Giant Bicycles announced on Friday that it will commit to a US$48 million investment in a new manufacturing plant in southern Vietnam, which will come in addition to a now operational expansion in Hungary.
Located just north of Ho Chi Minh, the Binh Duong Province factory will shoot for production by the second half of 2023 and will apparently aim for a one million annual production capacity, primarily for bicycles.
All markets were said to have delivered on expanded bicycle sales with growth north of 20% evident in the USA, Europe and China, while Japan and Korea also delivered standout rises.
Electric bikes will be the point that most interests observers of the bicycle industry and for Gant, the worlds largest bike maker by value, 30% of all sales revenue is now made up wit pedal assisted sales. These are particularly strong in Germany, France and the Netherlands. Encouragingly, the USA is also now taking a sharper sales trajectory. Revenue for the segment in its entirety is up 40% on the same period in 2020.
The investment comes in tandem with the announcement of a record quarter for the business where revenues reached NT$21.4 billion, an 8.5% growth versus the same period in 2020.

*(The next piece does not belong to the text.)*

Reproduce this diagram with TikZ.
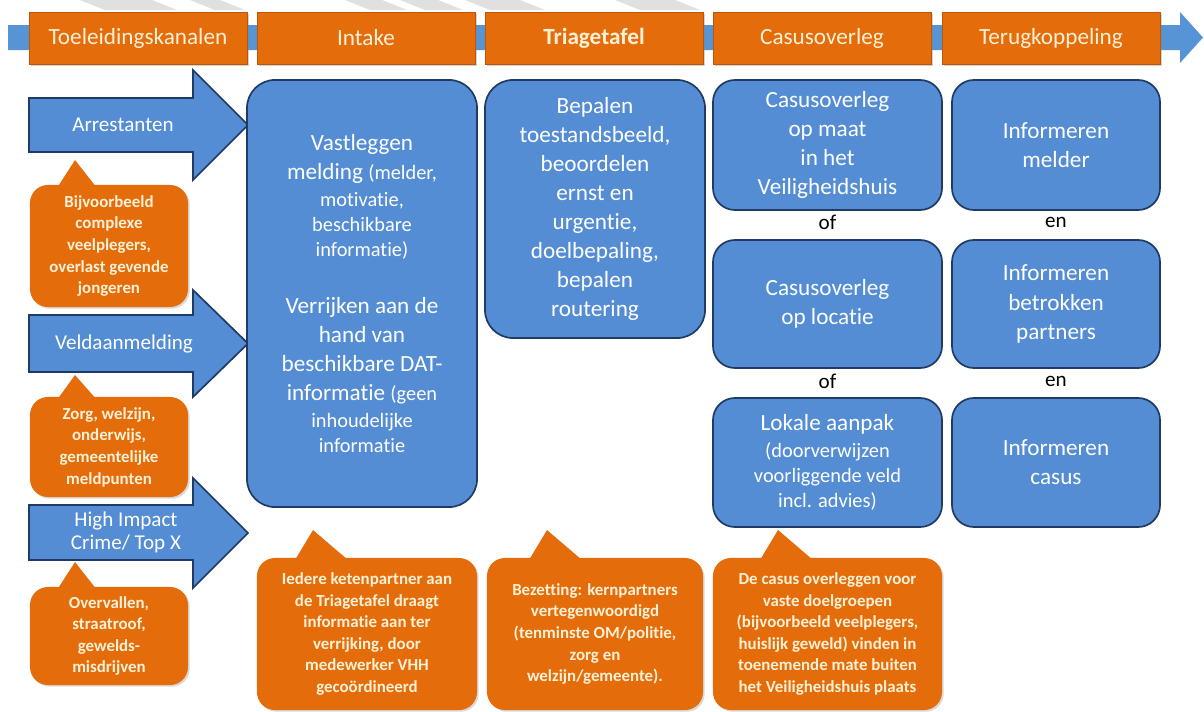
\documentclass[tikz,border=0pt]{standalone}
\usepackage{fontspec}
\setmainfont{Carlito}[Ligatures=NoCommon]
\usetikzlibrary{shadows}
\definecolor{vhhblue}{RGB}{84,141,212}
\definecolor{vhhnavy}{RGB}{31,58,99}
\definecolor{bandblue}{RGB}{86,148,214}
\definecolor{vhhorange}{RGB}{228,108,10}
\definecolor{orangeline}{RGB}{190,86,5}
\definecolor{creamtext}{RGB}{255,241,214}
\definecolor{watergray}{RGB}{224,224,224}
\newcommand{\smalltxt}[1]{{\fontsize{14.5}{17.7}\selectfont #1}}

\begin{document}
\begin{tikzpicture}[x=0.025cm, y=-0.025cm,
		headbox/.style={draw=orangeline, fill=vhhorange, text=creamtext, minimum width=5.45cm, minimum height=1.3cm, font=\fontsize{16.5}{19}\selectfont, drop shadow={shadow xshift=1.2pt, shadow yshift=-1.2pt, opacity=0.35}},
		stepbox/.style={draw=vhhnavy, fill=vhhblue, text=white, line width=1.2pt, rounded corners=0.55cm, align=center, font=\fontsize{16.5}{20.7}\selectfont},
		inarrow/.style={draw=vhhnavy, fill=vhhblue, line width=1.2pt, line join=miter},
		arrowtext/.style={text=white, align=center, font=\fontsize{15}{16.5}\selectfont},
		notebox/.style={fill=vhhorange, text=creamtext, rounded corners=0.45cm, align=center, font=\bfseries\fontsize{12}{15.4}\selectfont, drop shadow={shadow xshift=1.2pt, shadow yshift=-1.2pt, opacity=0.3}},
		linkword/.style={text=black, font=\fontsize{15}{18}\selectfont}
	]

	\useasboundingbox (0,0) rectangle (1204,711);

	\fill[watergray] (80,0) -- (152,0) -- (177,10) -- (105,10) -- cycle;
	\fill[watergray] (190,0) -- (220,0) -- (245,10) -- (215,10) -- cycle;
	\fill[watergray] (345,0) -- (382,0) -- (407,10) -- (370,10) -- cycle;
	\fill[watergray] (400,0) -- (438,0) -- (463,10) -- (425,10) -- cycle;
	\fill[watergray] (465,0) -- (520,0) -- (545,10) -- (490,10) -- cycle;
	\fill[watergray] (615,0) -- (675,0) -- (700,10) -- (640,10) -- cycle;

	\fill[bandblue] (8,25) -- (1180,25) -- (1180,12) -- (1203,37.5) -- (1180,63) -- (1180,50) -- (8,50) -- cycle;

	\node[headbox] (hToel) at (138,38) {Toeleidingskanalen};
	\node[headbox] (hIntake) at (366,38) {Intake};
	\node[headbox] (hTriage) at (594,38) {\textbf{Triagetafel}};
	\node[headbox] (hCasus) at (822,38) {Casusoverleg};
	\node[headbox] (hTerug) at (1051,38) {Terugkoppeling};

	\draw[inarrow] (29,98) -- (193,98) -- (193,70) -- (248,125) -- (193,180) -- (193,152) -- (29,152) -- cycle;
	\draw[inarrow] (29,315) -- (193,315) -- (193,290) -- (248,343.5) -- (193,397) -- (193,372) -- (29,372) -- cycle;
	\draw[inarrow] (29,505) -- (193,505) -- (193,478) -- (248,533) -- (193,588) -- (193,560) -- (29,560) -- cycle;

	\node[arrowtext] (aArrest) at (123,125) {Arrestanten};
	\node[arrowtext] (aVeld) at (124,343.5) {Veldaanmelding};
	\node[arrowtext] (aHigh) at (126,532) {High Impact\\Crime/ Top X};

	\node[notebox, minimum width=3.95cm, minimum height=3.05cm] (nArrest) at (109,246) {Bijvoorbeeld\\complexe\\veelplegers,\\overlast gevende\\jongeren};
	\fill[vhhorange] (57,188) -- (75,160) -- (97,188) -- cycle;

	\node[notebox, minimum width=3.95cm, minimum height=2.5cm] (nVeld) at (109,447) {Zorg, welzijn,\\onderwijs,\\gemeentelijke\\meldpunten};
	\fill[vhhorange] (57,400) -- (75,375) -- (97,400) -- cycle;

	\node[notebox, minimum width=3.95cm, minimum height=2.45cm] (nHigh) at (109,636) {Overvallen,\\straatroof,\\gewelds-\\misdrijven};
	\fill[vhhorange] (57,590) -- (75,562) -- (97,590) -- cycle;

	\node[stepbox, rounded corners=0.7cm, minimum width=5.75cm, minimum height=10.675cm] (bIntake) at (362,293.5) {Vastleggen\\melding \smalltxt{(melder,}\\[-1pt]\smalltxt{motivatie,}\\[-3pt]\smalltxt{beschikbare}\\[-3pt]\smalltxt{informatie)}\\[19.7pt]Verrijken aan de\\hand van\\beschikbare DAT-\\informatie \smalltxt{(geen}\\[-1.5pt]\smalltxt{inhoudelijke}\\[-3pt]\smalltxt{informatie}};

	\node[stepbox, rounded corners=0.7cm, minimum width=5.5cm, minimum height=6.45cm] (bTriage) at (595,209) {Bepalen\\toestandsbeeld,\\beoordelen\\ernst en\\urgentie,\\doelbepaling,\\bepalen\\routering};

	\node[stepbox, minimum width=5.725cm, minimum height=3.25cm] (bCasA) at (827.5,145) {Casusoverleg\\op maat\\in het\\Veiligheidshuis};
	\node[stepbox, minimum width=5.725cm, minimum height=3.2cm] (bCasB) at (827.5,304) {Casusoverleg\\op locatie};
	\node[stepbox, minimum width=5.725cm, minimum height=3.225cm] (bCasC) at (827.5,462.5) {Lokale aanpak\\[-1.6pt]\smalltxt{(doorverwijzen}\\[-3pt]\smalltxt{voorliggende veld}\\[-3pt]\smalltxt{incl. advies)}};

	\node[stepbox, minimum width=5.2cm, minimum height=3.25cm] (bTerA) at (1056,145) {Informeren\\melder};
	\node[stepbox, minimum width=5.2cm, minimum height=3.2cm] (bTerB) at (1056,304) {Informeren\\betrokken\\partners};
	\node[stepbox, minimum width=5.2cm, minimum height=3.225cm] (bTerC) at (1056,462.5) {Informeren\\casus};

	\node[linkword] (wOfA) at (827.5,222) {of};
	\node[linkword] (wOfB) at (827.5,381) {of};
	\node[linkword] (wEnA) at (1056,222) {en};
	\node[linkword] (wEnB) at (1056,381) {en};

	\node[notebox, minimum width=5.5cm, minimum height=3.8cm] (nIntake) at (367,634) {Iedere ketenpartner aan\\de Triagetafel draagt\\informatie aan ter\\verrijking, door\\medewerker VHH\\gecoördineerd};
	\fill[vhhorange] (295,560) -- (313,530) -- (348,560) -- cycle;

	\node[notebox, minimum width=5.4cm, minimum height=3.8cm] (nTriage) at (595,634) {Bezetting: kernpartners\\vertegenwoordigd\\(tenminste OM/politie,\\zorg en\\welzijn/gemeente).};
	\fill[vhhorange] (529,560) -- (547,530) -- (582,560) -- cycle;

	\node[notebox, minimum width=5.725cm, minimum height=3.8cm] (nCasus) at (827.5,634) {De casus overleggen voor\\vaste doelgroepen\\(bijvoorbeeld veelplegers,\\huislijk geweld) vinden in\\toenemende mate buiten\\het Veiligheidshuis plaats};
	\fill[vhhorange] (760,560) -- (778,530) -- (813,560) -- cycle;

\end{tikzpicture}
\end{document}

More than the revenue growth, Giant managed to enhance its profitability with net takings after tax up by 21.5% to NT$1.85 billion. For shareholders that meant a net profit per share of NT$4.93, also a new record. In consolidated revenue terms the group’s first half rose 27.1% compared with 2020, reaching NT$42.0 billion.
As has been reported unanimously in other financial statements, even large listed businesses cannot dodge the global shortage in supply for components to build bikes; Giant points to this headwind in its forward looking statement. Second half financials are therefore looking more precarious across the board as the initial glow from the ‘bike boom’ hits hurdles.